Kerry is going to win the 2004 Election, and it may be a landslide. I have been saying this for almost a year, based solely on this common-sense logic:

In 2000, a weak candidate like Gore, was able to win the popular vote (and electoral vote if you look at the recount), when Democrats were apathetic, Nader was a major vote drain, and millions of new voters were not yet registered in the system.

In 2004, the Democrats have a significantly stronger candidate team with Kerry and Edwards.

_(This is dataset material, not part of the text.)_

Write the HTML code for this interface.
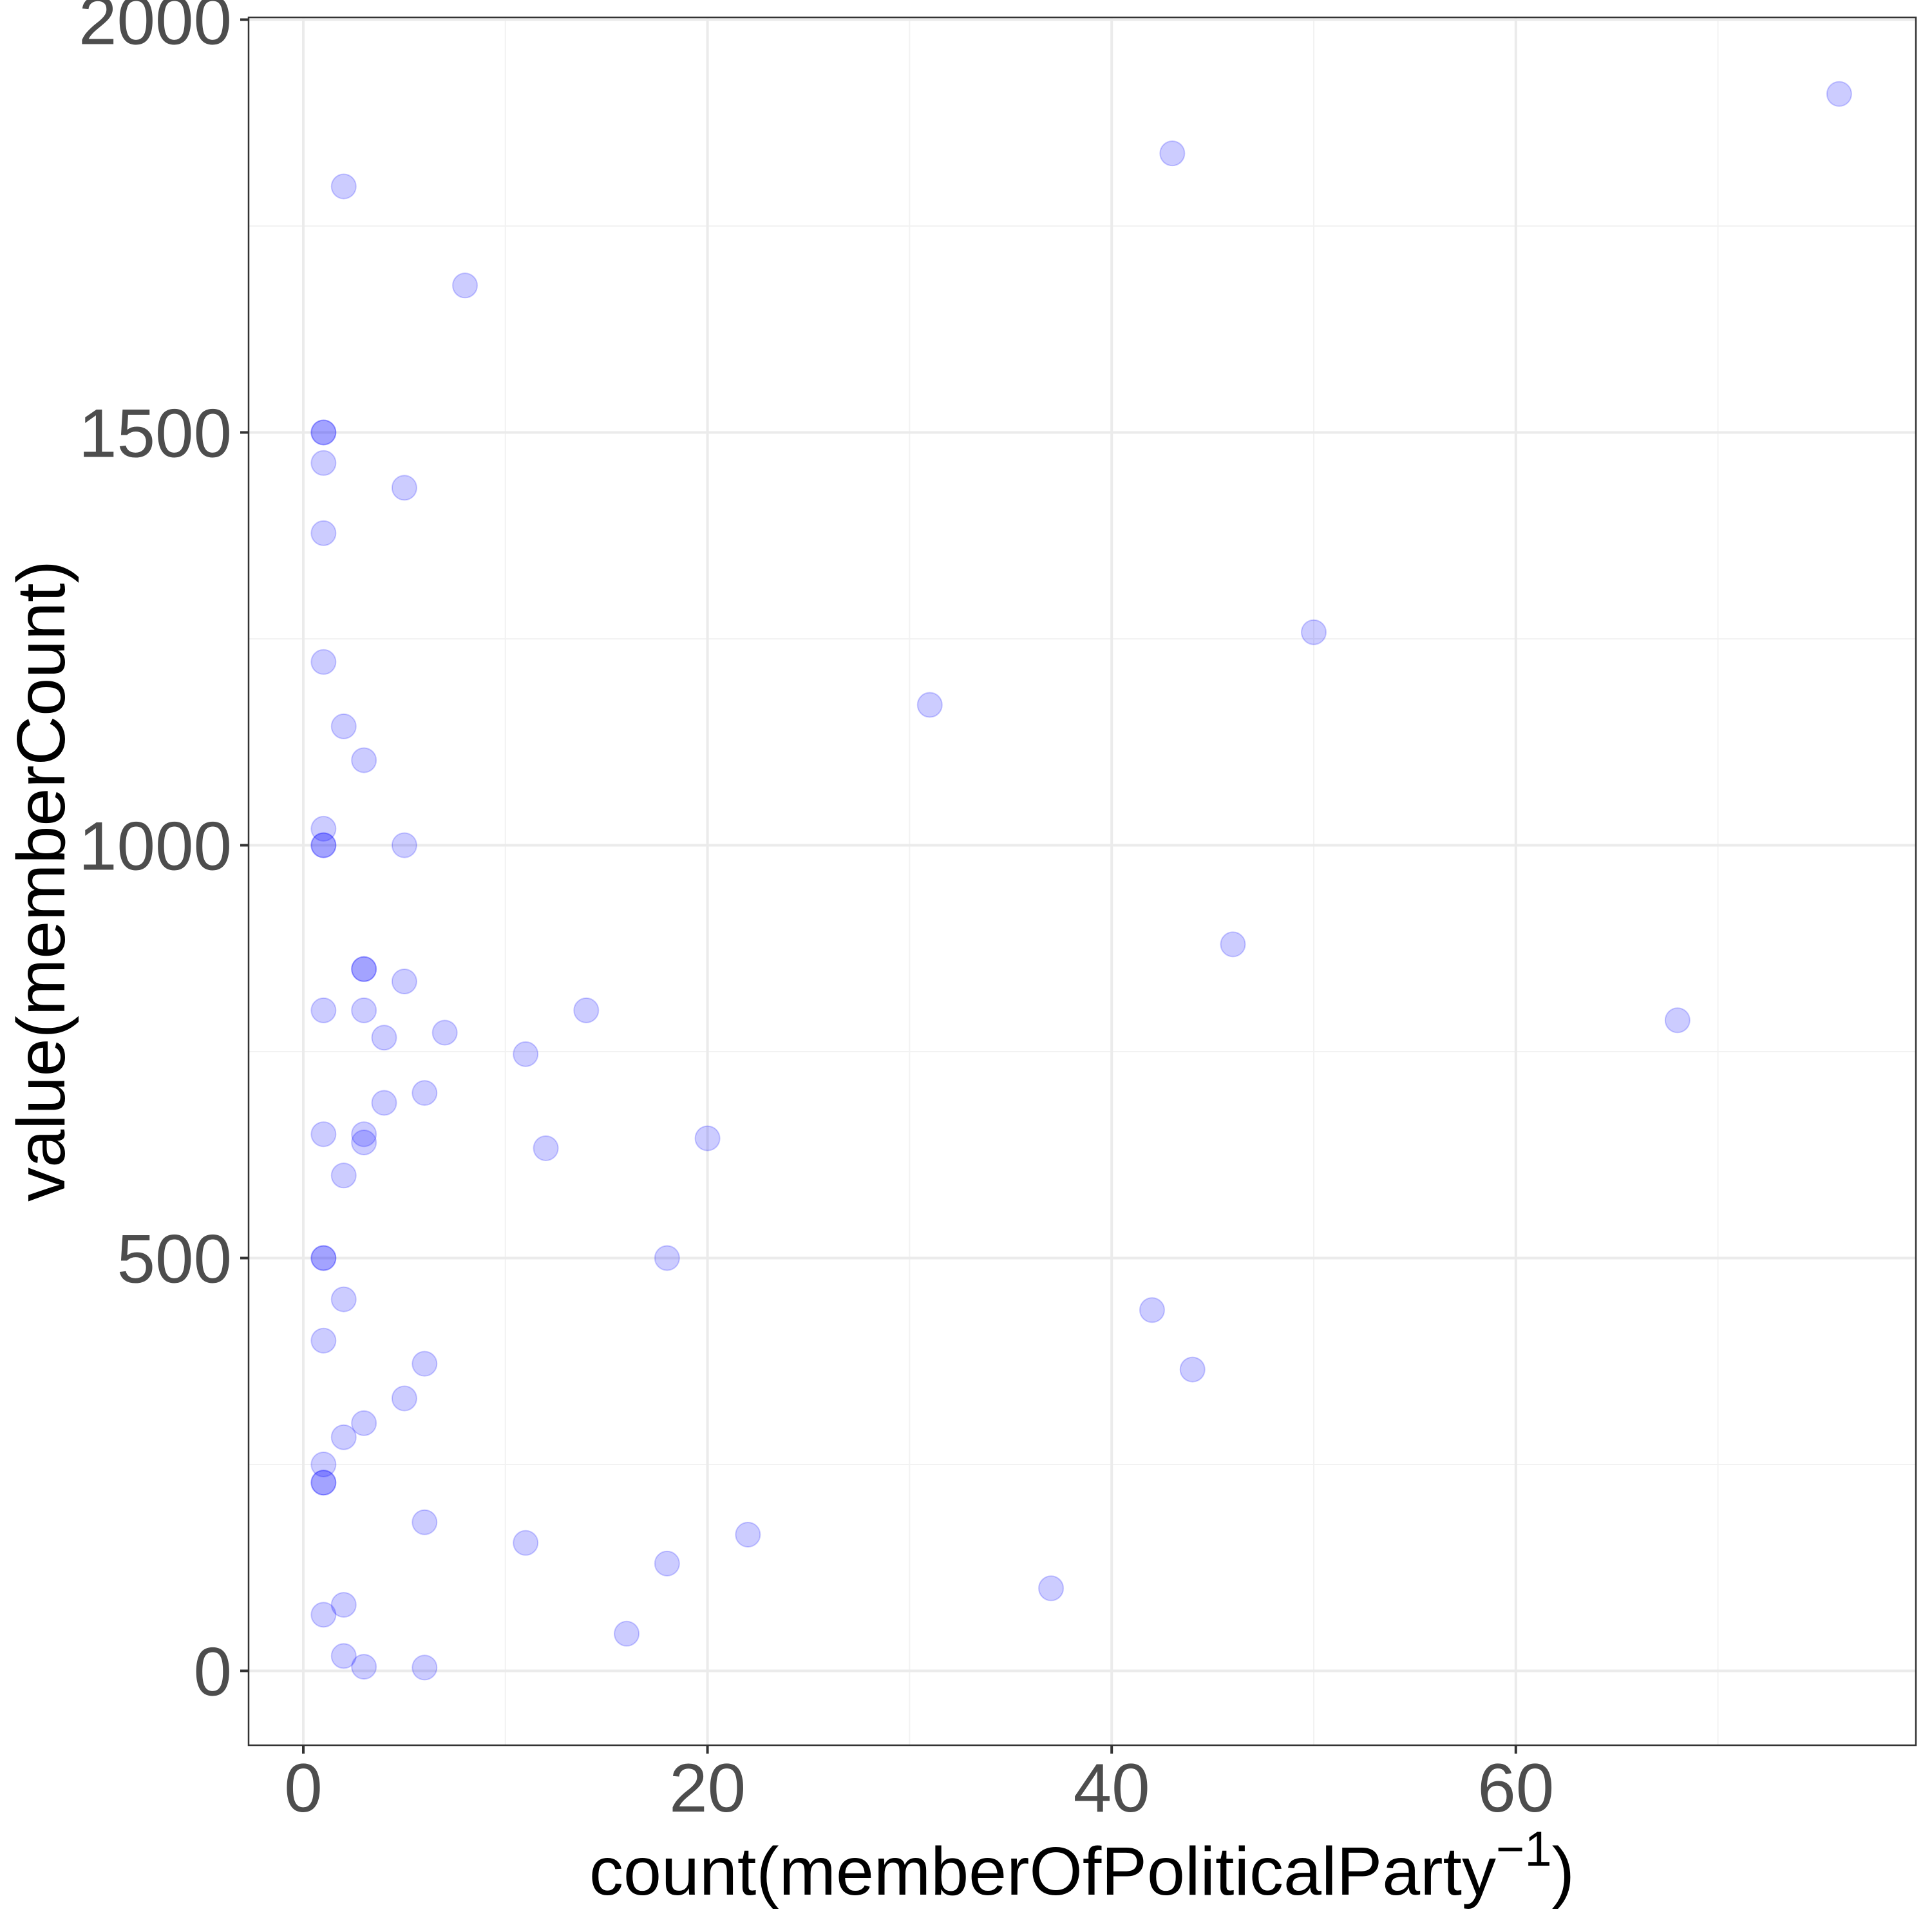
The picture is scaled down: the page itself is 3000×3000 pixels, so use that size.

But more importantly, Democrats are more motivated than ever, Nader will likely only take fringe voters this time around, and millions of new Democratic voters have come into the system.

When you pile this common-sense logic onto all of the troubles the current administration has had over the past year and (in recent days) with Iraq, flu, missing weapons, poor economic numbers, and on and on, it just seems clear that the Democratic candidate will handily win this time around.

Everyone is saying it is neck and neck, but the polls this season are essentially irrelevant because pollsters are polling the past. Any statistician will tell you that you need a representative and random sample to predict accurate results. Yet, they are not polling people who have just registered or who have cell phones. Garbage in, garbage out.

So we'll see in just a few days if my reasoning holds up. And if it does it will be a Kerry landslide.